◆ Directions for this task ◆
Leave out the pictures, and write out exactly the lines from the beginning of the material to the line holding "(240, 100, 40), (230, 30, 40), (125, 20, 20)]", that line included, and nothing else.

-- Start --

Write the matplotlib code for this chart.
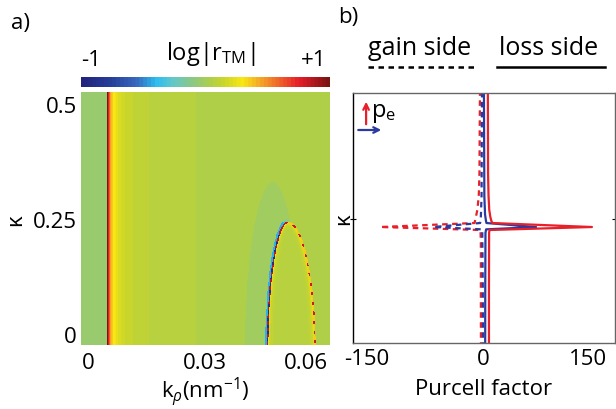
import numpy as np
import matplotlib
matplotlib.use('Agg')
import matplotlib.pyplot as plt
from matplotlib.colors import LinearSegmentedColormap, Normalize
from matplotlib.lines import Line2D
from matplotlib.transforms import ScaledTranslation

plt.rcParams['font.family'] = ['Open Sans', 'DejaVu Sans']
plt.rcParams['mathtext.fontset'] = 'custom'
plt.rcParams['mathtext.rm'] = 'Open Sans'
plt.rcParams['mathtext.it'] = 'Open Sans:italic'
plt.rcParams['mathtext.bf'] = 'Open Sans:bold'
plt.rcParams['axes.unicode_minus'] = False

# ---------------- panel a : map parameters ----------------
k_ticks = [0, 0.03, 0.06]
k_ticklabels = ['0', '0.03', '0.06']
kappa_ticks = [0, 0.25, 0.5]
kappa_ticklabels = ['0', '0.25', '0.5']
k_range = (-0.0003, 0.0737)
kappa_range = (-0.022, 0.528)

light_line_k = 0.00728
left_level = -0.06
background_level = 0.02
light_line_amp = 0.0028
light_line_exp = 0.75
arc_apex_k = 0.0612
arc_center_kappa = -0.05
arc_top_kappa = 0.2435
arc_halfwidth_left = 0.00609
arc_halfwidth_right = 0.00817
halo_center_k = 0.0567
halo_top_kappa = 0.33
halo_halfwidth = 0.0083

cbar_ticklabels = ['-1', '+1']

# colour map (position, rgb)
cmap_pos = [0.00, 0.12, 0.22, 0.30, 0.37, 0.45, 0.52, 0.58, 0.65, 0.73, 0.80, 0.88, 1.00]
cmap_rgb = [(35, 35, 125), (40, 65, 155), (55, 105, 190), (45, 190, 240), (100, 200, 200),
            (140, 200, 130), (175, 207, 75), (205, 215, 40), (250, 232, 20), (245, 160, 40),
            (240, 100, 40), (230, 30, 40), (125, 20, 20)]

# ---------------- panel b : Purcell factor curves ----------------
red_solid_kappa = [-0.03, 0.10, 0.22, 0.2261, 0.2326, 0.2413, 0.246, 0.255, 0.27, 0.30, 0.35, 0.53]
red_solid_P     = [8.6, 8.6, 8.8, 9.5, 156, 13.5, 12.0, 10.5, 9.0, 8.0, 7.3, 7.0]
blue_solid_kappa = [-0.03, 0.10, 0.22, 0.2275, 0.2326, 0.2413, 0.246, 0.26, 0.30, 0.53]
blue_solid_P     = [3.2, 3.3, 3.6, 4.5, 76, 5.0, 4.3, 3.0, 2.0, 1.4]
red_dash_kappa = [-0.03, 0.10, 0.20, 0.2261, 0.2326, 0.2413, 0.245, 0.255, 0.27, 0.30, 0.35, 0.53]
red_dash_P     = [-2.9, -3.0, -3.0, -3.5, -147, -12.0, -11.5, -10.0, -8.0, -6.0, -5.0, -4.3]
blue_dash_kappa = [-0.03, 0.10, 0.2275, 0.2326, 0.2413, 0.255, 0.30, 0.53]
blue_dash_P     = [0.0, -0.2, -1.0, -71, -4.0, -3.0, -2.0, -1.4]
P_ticks = [-150, 0, 150]
P_ticklabels = ['-150', '0', '150']
P_range = (-186, 189)
kappa_b_range = (-0.0196, 0.524)

RED = '#E8202A'
BLUE = '#2B3A9E'

W, H = 616, 409
fig = plt.figure(figsize=(W / 100, H / 100), dpi=100)


def box(x0, y0, x1, y1):
    return [x0 / W, 1 - y1 / H, (x1 - x0) / W, (y1 - y0) / H]


cmap = LinearSegmentedColormap.from_list(
    'rtm', [(p, tuple(c / 255 for c in rgb)) for p, rgb in zip(cmap_pos, cmap_rgb)], N=64)
norm = Normalize(-1, 1)

# ---- build map ----
axa = fig.add_axes(box(81, 92, 330, 345))
nk, nq = 600, 500
k = np.linspace(k_range[0], k_range[1], nk)
q = np.linspace(kappa_range[0], kappa_range[1], nq)
K, Q = np.meshgrid(k, q)
px_k = (k_range[1] - k_range[0]) / 249.0   # data per pixel
px_q = (kappa_range[1] - kappa_range[0]) / 253.0

V = np.full(K.shape, background_level)
dk = K - light_line_k
V = np.where(dk < 0, left_level, V)
ll = light_line_amp * np.power(np.clip(dk, 1e-7, None), -light_line_exp)
V = np.where(dk >= 0, background_level + ll, V)

# halo
hc = halo_top_kappa - arc_center_kappa
hr = np.sqrt(((K - halo_center_k) / halo_halfwidth) ** 2 + ((Q - arc_center_kappa) / hc) ** 2)

# arc (elliptic)
c = arc_top_kappa - arc_center_kappa
Rk = np.where(K < arc_apex_k, arc_halfwidth_left, arc_halfwidth_right)
u = (K - arc_apex_k) / Rk
w = (Q - arc_center_kappa) / c
r = np.sqrt(u ** 2 + w ** 2)
gx = u / (Rk * r) * px_k
gy = w / (c * r) * px_q
d = (1 - r) / np.sqrt(gx ** 2 + gy ** 2)   # pixel distance, + inside

left_side = K < arc_apex_k + 0.001
halo_mask = (hr < 1) & (d < 0)
V = np.where(halo_mask, -0.005 - 0.05 * np.exp(d / 5.0) * left_side, V)
inside = d > 0
V = np.where(inside, 0.075 + 0.22 * np.exp(-d / 2.5), V)
left_w = np.clip((arc_apex_k - K) / 0.0015, 0, 1)
outer = (d <= -0.8) & (d > -2.4)
V = np.where(outer, V * (1 - left_w) + (-0.42) * left_w, V)
ridge = np.abs(d) <= 0.8
alt = np.sin(Q * 420) > 0.2
ridge_left = np.where(alt & (Q < 0.22), -0.9, 0.82)
ridge_right = np.where(np.sin(Q * 300) > 0.5, 0.8, 0.35)
V = np.where(ridge, np.where(K < arc_apex_k, ridge_left, ridge_right), V)
V = np.clip(V, -1, 1)

axa.imshow(V, origin='lower', extent=[k_range[0], k_range[1], kappa_range[0], kappa_range[1]],
           aspect='auto', cmap=cmap, norm=norm, interpolation='nearest')
axa.set_xlim(*k_range)
axa.set_ylim(*kappa_range)
for s in axa.spines.values():
    s.set_visible(False)
axa.set_xticks(k_ticks)
axa.set_xticklabels(k_ticklabels, ha='left')
axa.set_yticks(kappa_ticks)
axa.set_yticklabels(kappa_ticklabels)
axa.tick_params(length=0, labelsize=16, pad=3)
axa.tick_params(axis='x', pad=6)
axa.set_xlabel(r'k$_\rho$(nm$^{\mathregular{-1}}$)', fontsize=16, labelpad=1)
fig.text(16 / W, 1 - 220 / H, 'κ', fontsize=16, rotation=90, ha='center', va='center')

# ---- colorbar ----
axc = fig.add_axes(box(81, 77, 330, 87))
grad = np.linspace(-1, 1, 256)[None, :]
axc.imshow(grad, aspect='auto', cmap=cmap, norm=norm, extent=[-1, 1, 0, 1])
axc.set_axis_off()
fig.text(91 / W, 1 - 61 / H, cbar_ticklabels[0], fontsize=16, ha='center', va='center')
fig.text(314 / W, 1 - 61 / H, cbar_ticklabels[1], fontsize=16, ha='center', va='center')
fig.text(211 / W, 1 - 60 / H, r'log|r$_{\mathregular{TM}}$|', fontsize=17, ha='center', va='baseline')
fig.text(21 / W, 1 - 23 / H, 'a)', fontsize=16, ha='center', va='center')

# ---- panel b ----
axb = fig.add_axes(box(353, 93, 615, 343))
dash = (2.5, 2.0)
axb.plot(red_dash_P, red_dash_kappa, color=RED, lw=1.6, ls=(0, dash))
axb.plot(blue_dash_P, blue_dash_kappa, color=BLUE, lw=1.6, ls=(0, dash))
axb.plot(blue_solid_P, blue_solid_kappa, color=BLUE, lw=1.6)
axb.plot(red_solid_P, red_solid_kappa, color=RED, lw=1.6)
axb.set_xlim(*P_range)
axb.set_ylim(*kappa_b_range)
axb.set_xticks(P_ticks)
axb.set_xticklabels(P_ticklabels)
axb.set_yticks([0.25])
axb.set_yticklabels([''])
axb.tick_params(axis='x', length=0, labelsize=16, pad=4)
axb.tick_params(axis='y', length=4, direction='inout', right=True, width=0.8)
lab0 = axb.get_xticklabels()[0]
lab0.set_transform(lab0.get_transform() + ScaledTranslation(-11 / 100, 0, fig.dpi_scale_trans))
for name, s in axb.spines.items():
    s.set_color('black' if name == 'left' else '#666666')
    s.set_linewidth(1.0)
axb.set_xlabel('Purcell factor', fontsize=16, labelpad=7)
fig.text(344 / W, 1 - 219 / H, 'κ', fontsize=16, rotation=90, ha='center', va='center')
fig.text(348 / W, 1 - 17 / H, 'b)', fontsize=16, ha='center', va='center')

# orientation legend inside panel b
axb.annotate('', xy=(0.05, 0.965), xytext=(0.05, 0.875), xycoords='axes fraction',
             arrowprops=dict(arrowstyle='->', color=RED, lw=1.6, shrinkA=0, shrinkB=0))
axb.annotate('', xy=(0.108, 0.852), xytext=(0.02, 0.852), xycoords='axes fraction',
             arrowprops=dict(arrowstyle='->', color=BLUE, lw=1.6, shrinkA=0, shrinkB=0))
axb.text(0.07, 0.905, r'p$_{\mathregular{e}}$', transform=axb.transAxes, fontsize=17,
         ha='left', va='baseline')

# gain / loss legend
fig.text(420 / W, 1 - 55 / H, 'gain side', fontsize=18, ha='center', va='baseline')
fig.text(549 / W, 1 - 55 / H, 'loss side', fontsize=18, ha='center', va='baseline')
fig.add_artist(Line2D([368 / W, 476 / W], [1 - 67 / H, 1 - 67 / H], color='black', lw=1.8,
                      ls=(0, (2.2, 1.8))))
fig.add_artist(Line2D([497 / W, 605 / W], [1 - 67 / H, 1 - 67 / H], color='black', lw=1.8))

fig.savefig('out.png', dpi=100)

-- End --

◆ Result ◆
Write the matplotlib code for this chart.
import numpy as np
import matplotlib
matplotlib.use('Agg')
import matplotlib.pyplot as plt
from matplotlib.colors import LinearSegmentedColormap, Normalize
from matplotlib.lines import Line2D
from matplotlib.transforms import ScaledTranslation

plt.rcParams['font.family'] = ['Open Sans', 'DejaVu Sans']
plt.rcParams['mathtext.fontset'] = 'custom'
plt.rcParams['mathtext.rm'] = 'Open Sans'
plt.rcParams['mathtext.it'] = 'Open Sans:italic'
plt.rcParams['mathtext.bf'] = 'Open Sans:bold'
plt.rcParams['axes.unicode_minus'] = False

# ---------------- panel a : map parameters ----------------
k_ticks = [0, 0.03, 0.06]
k_ticklabels = ['0', '0.03', '0.06']
kappa_ticks = [0, 0.25, 0.5]
kappa_ticklabels = ['0', '0.25', '0.5']
k_range = (-0.0003, 0.0737)
kappa_range = (-0.022, 0.528)

light_line_k = 0.00728
left_level = -0.06
background_level = 0.02
light_line_amp = 0.0028
light_line_exp = 0.75
arc_apex_k = 0.0612
arc_center_kappa = -0.05
arc_top_kappa = 0.2435
arc_halfwidth_left = 0.00609
arc_halfwidth_right = 0.00817
halo_center_k = 0.0567
halo_top_kappa = 0.33
halo_halfwidth = 0.0083

cbar_ticklabels = ['-1', '+1']

# colour map (position, rgb)
cmap_pos = [0.00, 0.12, 0.22, 0.30, 0.37, 0.45, 0.52, 0.58, 0.65, 0.73, 0.80, 0.88, 1.00]
cmap_rgb = [(35, 35, 125), (40, 65, 155), (55, 105, 190), (45, 190, 240), (100, 200, 200),
            (140, 200, 130), (175, 207, 75), (205, 215, 40), (250, 232, 20), (245, 160, 40),
            (240, 100, 40), (230, 30, 40), (125, 20, 20)]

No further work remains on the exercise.